+++ Extracted data +++
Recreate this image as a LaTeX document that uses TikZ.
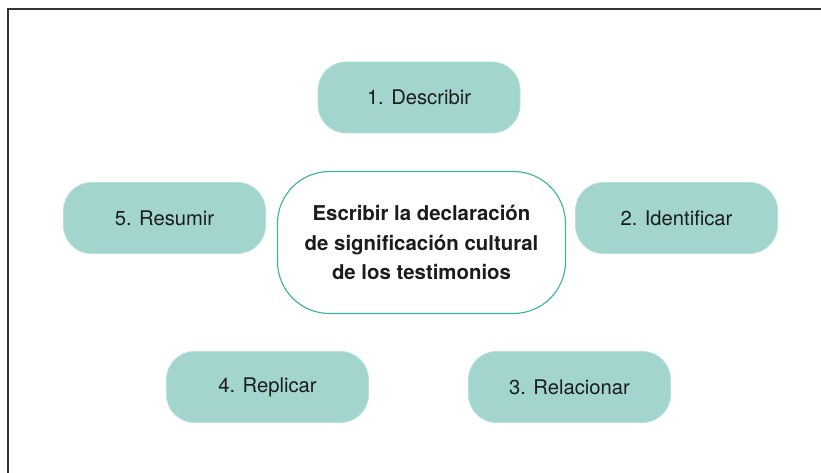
\documentclass[tikz,border=0pt]{standalone}
\usepackage{fontspec}
\setmainfont{TeX Gyre Heros}
\usepackage{xcolor}
\usepackage{tikz}
\usetikzlibrary{positioning}
\definecolor{stagebg}{RGB}{161,213,206}
\definecolor{stageborder}{RGB}{183,224,218}
\definecolor{coreborder}{RGB}{58,179,160}
\definecolor{inktext}{RGB}{28,28,28}
\tikzstyle{stage} = [rectangle, rounded corners=28pt, minimum width=202pt, minimum height=71pt, fill=stagebg, draw=stageborder, line width=0.8pt, text=inktext, font=\fontsize{20.2}{24}\selectfont]
\tikzstyle{core} = [rectangle, rounded corners=52pt, minimum width=288pt, minimum height=142pt, fill=white, draw=coreborder, line width=1.1pt, text=inktext, align=center, font=\fontsize{20.4}{29.8}\selectfont\bfseries]
\tikzstyle{frame} = [line width=1.3pt, draw=black!80]

\begin{document}
\begin{tikzpicture}[x=1pt,y=-1pt]
    \useasboundingbox (0,0) rectangle (821,473);
    \draw[frame] (821,9) -- (8,9) -- (8,473);

    \node[core] (center) at (421.5,242.5) {Escribir la declaración\\de significación cultural\\de los testimonios};

    \node[stage] (describir) at (419,97.5) {1. Describir};
    \node[stage] (identificar) at (676.5,218) {2. Identificar};
    \node[stage] (relacionar) at (569.5,387) {3. Relacionar};
    \node[stage] (replicar) at (267.5,387) {4. Replicar};
    \node[stage] (resumir) at (164.5,218) {5. Resumir};
\end{tikzpicture}
\end{document}
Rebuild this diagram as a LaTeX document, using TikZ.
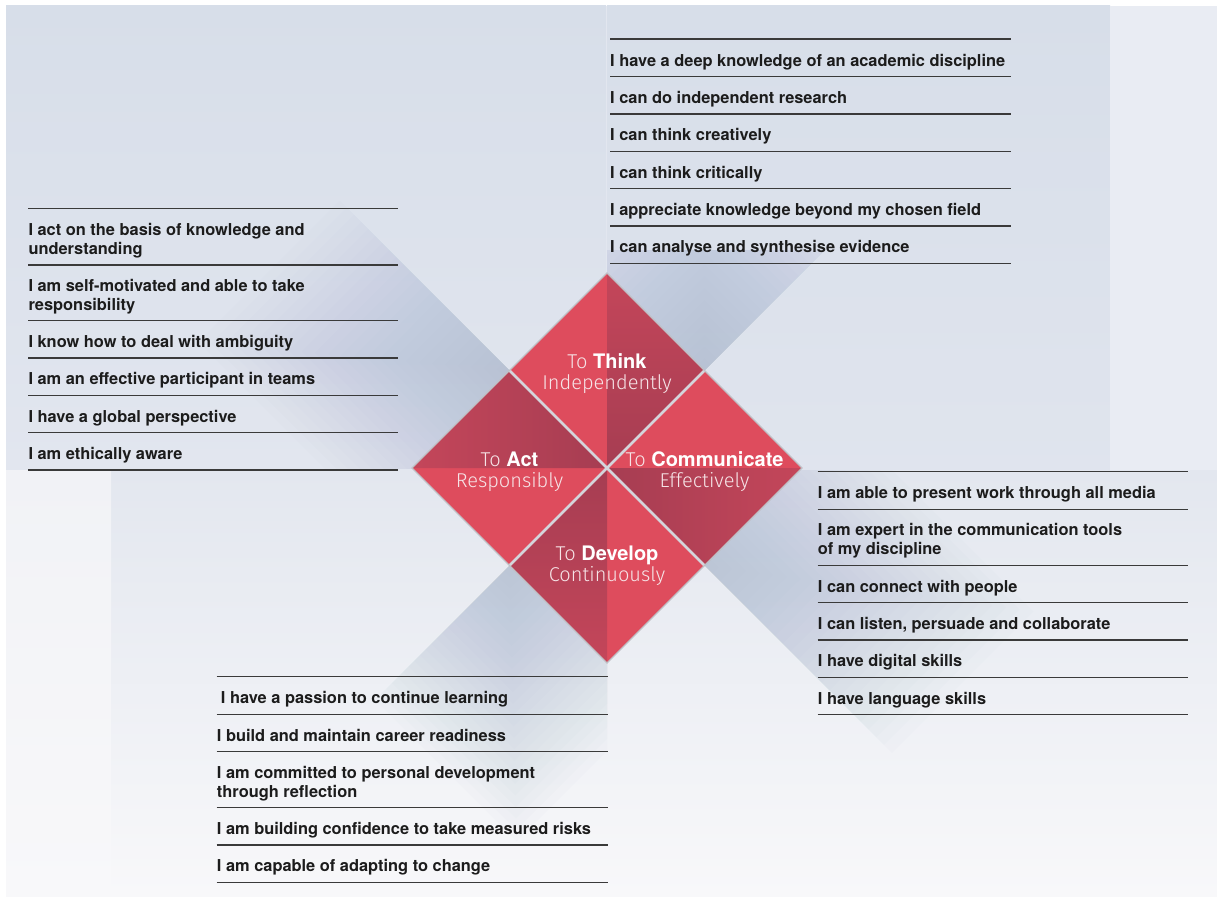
\documentclass[tikz,border=0pt]{standalone}
\usepackage{fontspec}
\setmainfont{TeX Gyre Heros}
\newfontfamily\lightf{Fira Sans Light}
\definecolor{bgA}{HTML}{D7DEE9}
\definecolor{bgA2}{HTML}{E2E6EF}
\definecolor{bgR}{HTML}{E9ECF3}
\definecolor{bgB}{HTML}{E3E7EF}
\definecolor{bgB2}{HTML}{F8F8FA}
\definecolor{bgS}{HTML}{F1F2F6}
\definecolor{redL}{HTML}{DE4C5D}
\definecolor{redD1}{HTML}{C4465A}
\definecolor{redD2}{HTML}{A63D52}
\definecolor{shad}{HTML}{A3B2CC}
\definecolor{rulec}{HTML}{3A3A3A}
\definecolor{ink}{HTML}{1C1C1C}
\definecolor{edgec}{HTML}{D4D5DB}
\definecolor{lightw}{HTML}{F6E4E7}
\newcommand{\twoline}[2]{\parbox[t]{420pt}{#1\\#2}}
\newcommand{\ttl}[2]{\parbox[t]{220pt}{\leavevmode\centering #1\\#2}}
% soft shadow: corner (#1,#2), hard edge along (#3,#4), spread along (#5,#6), lengths #7 and #8
\newcommand{\shadowfan}[8]{%
  \foreach \k in {1,...,24} {
    \pgfmathsetmacro\la{#7*\k/24}
    \pgfmathsetmacro\lb{#8*\k/24}
    \fill[shadowlayer] (#1,#2) -- ({#1+\la*#3},{#2+\la*#4}) -- ({#1+\la*#3+\lb*#5},{#2+\la*#4+\lb*#6}) -- ({#1+\lb*#5},{#2+\lb*#6}) -- cycle;
  }}
\begin{document}
\begin{tikzpicture}[x=1pt,y=-1pt,
  item/.style={anchor=base west, inner sep=0pt, text=ink, font=\bfseries\fontsize{16.4}{19}\selectfont},
  sep/.style={draw=rulec, line width=1.2pt},
  dtitle/.style={anchor=base, inner sep=0pt, text=white, font=\fontsize{20}{21}\selectfont},
  shadowlayer/.style={fill=shad, fill opacity=0.0327}]
\useasboundingbox (0,0) rectangle (1217,899);
\fill[white] (0,0) rectangle (1217,899);
% background panels
\shade[top color=bgA, bottom color=bgA2] (6,6) rectangle (606,470);
\fill[bgA2] (606,6) rectangle (607,470);
\shade[top color=bgA, bottom color=bgA2!80!bgA] (607,6) rectangle (1110,470);
\fill[bgR] (1110,6) rectangle (1217,470);
\shade[top color=bgB, bottom color=bgB2] (111,470) rectangle (1217,896);
\shade[top color=bgS, bottom color=bgB2] (6,470) rectangle (111,896);
% shadows cast by the diamond
\begin{scope}
  \clip (0,0) rectangle (607,468);
  \shadowfan{509.5}{370.5}{-0.7071}{-0.7071}{-0.7071}{0.7071}{240}{200}
\end{scope}
\begin{scope}
  \clip (607,250) rectangle (1217,468);
  \shadowfan{704.5}{370.5}{0.7071}{-0.7071}{-0.7071}{-0.7071}{200}{200}
\end{scope}
\begin{scope}
  \clip (0,468) rectangle (607,899);
  \shadowfan{509.5}{565.5}{-0.7071}{0.7071}{0.7071}{0.7071}{190}{200}
\end{scope}
\begin{scope}
  \clip (607,470) rectangle (1217,899);
  \shadowfan{704.5}{565.5}{0.7071}{0.7071}{0.7071}{-0.7071}{265}{200}
\end{scope}
% diamond: Think
\fill[redL] (607,273) -- (509.5,370.5) -- (607,468) -- cycle;
\shade[top color=redD1, bottom color=redD2] (607,273) -- (704.5,370.5) -- (607,468) -- cycle;
% Act
\fill[redL] (412,468) -- (607,468) -- (509.5,565.5) -- cycle;
\shade[left color=redD1, right color=redD2] (412,468) -- (509.5,370.5) -- (607,468) -- cycle;
% Communicate
\fill[redL] (607,468) -- (704.5,370.5) -- (802,468) -- cycle;
\shade[left color=redD2, right color=redD1] (607,468) -- (802,468) -- (704.5,565.5) -- cycle;
% Develop
\fill[redL] (607,468) -- (704.5,565.5) -- (607,663) -- cycle;
\shade[top color=redD2, bottom color=redD1] (607,468) -- (607,663) -- (509.5,565.5) -- cycle;
% separators in diamond
\draw[edgec, line width=2.6pt] (509.5,370.5) -- (704.5,565.5);
\draw[edgec, line width=2.6pt] (704.5,370.5) -- (509.5,565.5);
\draw[edgec!90!black, line width=1.2pt, line join=miter] (607,273) -- (802,468) -- (607,663) -- (412,468) -- cycle;
% diamond titles
\node[dtitle] (think) at (607,368) {\ttl{{\lightf\color{lightw}To} \textbf{Think}}{{\lightf\color{lightw}Independently}}};
\node[dtitle] (act) at (509.5,466.5) {\ttl{{\lightf\color{lightw}To} \textbf{Act}}{{\lightf\color{lightw}Responsibly}}};
\node[dtitle] (comm) at (704.5,466.5) {\ttl{{\lightf\color{lightw}To} \textbf{Communicate}}{{\lightf\color{lightw}Effectively}}};
\node[dtitle] (dev) at (607,560) {\ttl{{\lightf\color{lightw}To} \textbf{Develop}}{{\lightf\color{lightw}Continuously}}};
% left list (Act)
\foreach \y in {208.3,265,320.7,358,395.3,432.5,470} \draw[sep] (28.3,\y) -- (398.3,\y);
\node[item] (a1) at (28.3,235.5) {\twoline{I act on the basis of knowledge and}{understanding}};
\node[item] (a2) at (28.3,291.2) {\twoline{I am self-motivated and able to take}{responsibility}};
\node[item] (a3) at (28.3,347.5) {I know how to deal with ambiguity};
\node[item] (a4) at (28.3,384.8) {I am an effective participant in teams};
\node[item] (a5) at (28.3,422) {I have a global perspective};
\node[item] (a6) at (28.3,459.5) {I am ethically aware};
% top list (Think)
\foreach \y in {39,76.7,114,151.3,188.7,226,263.3} \draw[sep] (610,\y) -- (1010.7,\y);
\node[item] (t1) at (610,66.2) {I have a deep knowledge of an academic discipline};
\node[item] (t2) at (610,103.5) {I can do independent research};
\node[item] (t3) at (610,140.8) {I can think creatively};
\node[item] (t4) at (610,178.2) {I can think critically};
\node[item] (t5) at (610,215.5) {I appreciate knowledge beyond my chosen field};
\node[item] (t6) at (610,252.8) {I can analyse and synthesise evidence};
% right list (Communicate)
\foreach \y in {471.7,509.3,565.3,602.7,640,677.3,714.7} \draw[sep] (817.7,\y) -- (1188.3,\y);
\node[item] (c1) at (817.7,498.8) {I am able to present work through all media};
\node[item] (c2) at (817.7,535.8) {\twoline{I am expert in the communication tools}{of my discipline}};
\node[item] (c3) at (817.7,592.2) {I can connect with people};
\node[item] (c4) at (817.7,629.5) {I can listen, persuade and collaborate};
\node[item] (c5) at (817.7,666.8) {I have digital skills};
\node[item] (c6) at (817.7,704.2) {I have language skills};
% bottom list (Develop)
\foreach \y in {676.7,714.3,751.7,807.7,845,882.3} \draw[sep] (216.7,\y) -- (608.3,\y);
\node[item] (d1) at (220.7,703.8) {I have a passion to continue learning};
\node[item] (d2) at (216.7,741.2) {I build and maintain career readiness};
\node[item] (d3) at (216.7,778.2) {\twoline{I am committed to personal development}{through reflection}};
\node[item] (d4) at (216.7,834.5) {I am building confidence to take measured risks};
\node[item] (d5) at (216.7,871.8) {I am capable of adapting to change};
\end{tikzpicture}
\end{document}
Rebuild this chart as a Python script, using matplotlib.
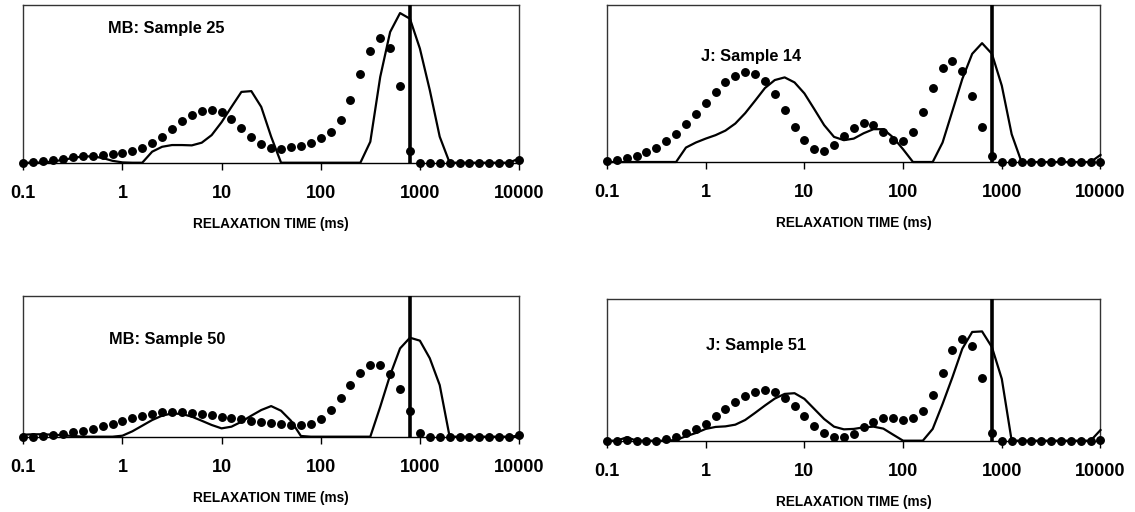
import numpy as np
import matplotlib
matplotlib.use("Agg")
import matplotlib.pyplot as plt

plt.rcParams['font.family'] = ['Liberation Sans', 'DejaVu Sans']
plt.rcParams['font.weight'] = 'bold'

# relaxation time grid (ms), 10 points per decade
t_ms = np.logspace(-1, 4, 51)
t_cut = t_ms[39]   # vertical marker ~ 800 ms

# relative amplitude (fraction of frame height)
mb25_dots = [0, 0.002, 0.01, 0.015, 0.025, 0.036, 0.042, 0.044, 0.046, 0.055,
             0.061, 0.076, 0.095, 0.127, 0.165, 0.215, 0.262, 0.304, 0.331, 0.335,
             0.319, 0.276, 0.222, 0.165, 0.116, 0.095, 0.084, 0.099, 0.108, 0.127,
             0.154, 0.192, 0.274, 0.399, 0.563, 0.711, 0.789, 0.728, 0.485, 0.076,
             0, 0, 0, 0, 0, 0, 0, 0, 0, 0, 0.015]
mb25_line = [0, 0, 0.002, 0.008, 0.018, 0.03, 0.04, 0.04, 0.03, 0.012,
             0.002, 0, 0, 0.07, 0.101, 0.112, 0.112, 0.11, 0.127, 0.175,
             0.257, 0.354, 0.449, 0.454, 0.354, 0.165, 0, 0, 0, 0,
             0, 0, 0, 0, 0, 0.133, 0.544, 0.829, 0.949, 0.913,
             0.724, 0.46, 0.165, 0, 0, 0, 0, 0, 0, 0, 0.027]

j14_dots = [0.004, 0.015, 0.028, 0.038, 0.062, 0.092, 0.132, 0.179, 0.239, 0.303,
            0.375, 0.443, 0.507, 0.548, 0.571, 0.563, 0.514, 0.435, 0.333, 0.226,
            0.139, 0.081, 0.072, 0.107, 0.164, 0.217, 0.247, 0.237, 0.19, 0.143,
            0.134, 0.194, 0.32, 0.471, 0.599, 0.646, 0.578, 0.42, 0.224, 0.038,
            0, 0, 0, 0, 0, 0, 0.008, 0, 0, 0, 0]
j14_line = [0, 0, 0, 0, 0, 0, 0, 0, 0.092, 0.124,
            0.149, 0.171, 0.2, 0.245, 0.311, 0.39, 0.471, 0.522, 0.539, 0.507,
            0.437, 0.337, 0.235, 0.16, 0.139, 0.149, 0.183, 0.209, 0.209, 0.156,
            0.081, 0, 0, 0, 0.124, 0.326, 0.529, 0.689, 0.757, 0.689,
            0.486, 0.177, 0, 0, 0, 0, 0, 0, 0, 0, 0.045]

mb50_dots = [0, 0, 0.005, 0.012, 0.021, 0.031, 0.043, 0.057, 0.073, 0.092,
             0.111, 0.13, 0.147, 0.161, 0.173, 0.177, 0.177, 0.17, 0.161, 0.151,
             0.142, 0.132, 0.125, 0.113, 0.106, 0.099, 0.087, 0.083, 0.08, 0.092,
             0.125, 0.187, 0.272, 0.366, 0.449, 0.506, 0.506, 0.444, 0.336, 0.18,
             0.024, 0, 0, 0, 0, 0, 0, 0, 0, 0, 0.012]
mb50_line = [0.014, 0.017, 0.017, 0.014, 0.01, 0.005, 0, 0, 0, 0,
             0.007, 0.038, 0.078, 0.118, 0.149, 0.165, 0.161, 0.142, 0.113, 0.083,
             0.059, 0.071, 0.106, 0.149, 0.189, 0.217, 0.184, 0.113, 0.005, 0,
             0, 0, 0, 0, 0, 0, 0.212, 0.437, 0.626, 0.702,
             0.681, 0.556, 0.366, 0, 0, 0, 0, 0, 0, 0, 0.007]

j51_dots = [0, 0, 0.007, 0, 0, 0, 0.009, 0.028, 0.052, 0.083,
            0.12, 0.172, 0.226, 0.276, 0.316, 0.347, 0.361, 0.347, 0.304, 0.248,
            0.175, 0.104, 0.052, 0.024, 0.026, 0.05, 0.097, 0.134, 0.163, 0.163,
            0.149, 0.163, 0.212, 0.323, 0.481, 0.637, 0.719, 0.665, 0.439, 0.057,
            0, 0, 0, 0, 0, 0, 0, 0, 0, 0, 0.007]
j51_line = [0, 0, 0.024, 0, 0, 0, 0, 0.005, 0.031, 0.054,
            0.083, 0.097, 0.101, 0.113, 0.146, 0.196, 0.248, 0.297, 0.33, 0.335,
            0.295, 0.224, 0.153, 0.099, 0.08, 0.083, 0.094, 0.099, 0.085, 0.042,
            0, 0, 0, 0.083, 0.259, 0.448, 0.649, 0.767, 0.771, 0.66,
            0.436, 0, 0, 0, 0, 0, 0, 0, 0, 0, 0.075]

titles = ['MB: Sample 25', 'J: Sample 14', 'MB: Sample 50', 'J: Sample 51']
dots = [mb25_dots, j14_dots, mb50_dots, j51_dots]
lines = [mb25_line, j14_line, mb50_line, j51_line]
xticks = [0.1, 1, 10, 100, 1000, 10000]
xticklabels = ['0.1', '1', '10', '100', '1000', '10000']

# axes boxes [left, bottom, width, height] in figure fraction
boxes = [[0.0205, 0.6822, 0.4368, 0.308],
         [0.5348, 0.6836, 0.4348, 0.3066],
         [0.0205, 0.1471, 0.4368, 0.2754],
         [0.5348, 0.1393, 0.4348, 0.2768]]
label_pos = [(0.17, 0.85), (0.19, 0.67), (0.173, 0.686), (0.20, 0.675)]

fig = plt.figure(figsize=(11.35, 5.12), dpi=100)

for i in range(4):
    ax = fig.add_axes(boxes[i])
    ax.plot(t_ms, lines[i], color='black', lw=1.6, clip_on=False, zorder=3)
    ax.plot(t_ms, dots[i], 'o', color='black', ms=5.4, mec='black',
            clip_on=False, zorder=4)
    ax.axvline(t_cut, color='black', lw=2.6, zorder=5)
    ax.set_xscale('log')
    ax.set_xlim(0.1, 10000)
    ax.set_ylim(0, 1)
    ax.set_yticks([])
    ax.set_xticks(xticks)
    ax.set_xticklabels(xticklabels, fontsize=13, fontweight='bold')
    ax.xaxis.set_minor_locator(matplotlib.ticker.NullLocator())
    ax.tick_params(axis='x', direction='out', length=5, width=1, pad=11)
    for s in ax.spines.values():
        s.set_color('#333333')
        s.set_linewidth(1.0)
    ax.spines['bottom'].set_color('black')
    ax.set_xlabel('RELAXATION TIME (ms)', fontsize=9.8, fontweight='bold',
                  labelpad=11)
    ax.text(label_pos[i][0], label_pos[i][1], titles[i], transform=ax.transAxes,
            fontsize=11.8, fontweight='bold', va='center', ha='left')

fig.savefig('out.png', dpi=100)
+++
--- Your objective ---
Write out exactly the lines from the one that has "Rebuild this chart" down to the one that has "t_cut = t_ms[39]", including both. Pictures stay out of the copy.

--- Written reply ---
Rebuild this chart as a Python script, using matplotlib.
import numpy as np
import matplotlib
matplotlib.use("Agg")
import matplotlib.pyplot as plt

plt.rcParams['font.family'] = ['Liberation Sans', 'DejaVu Sans']
plt.rcParams['font.weight'] = 'bold'

# relaxation time grid (ms), 10 points per decade
t_ms = np.logspace(-1, 4, 51)
t_cut = t_ms[39]   # vertical marker ~ 800 ms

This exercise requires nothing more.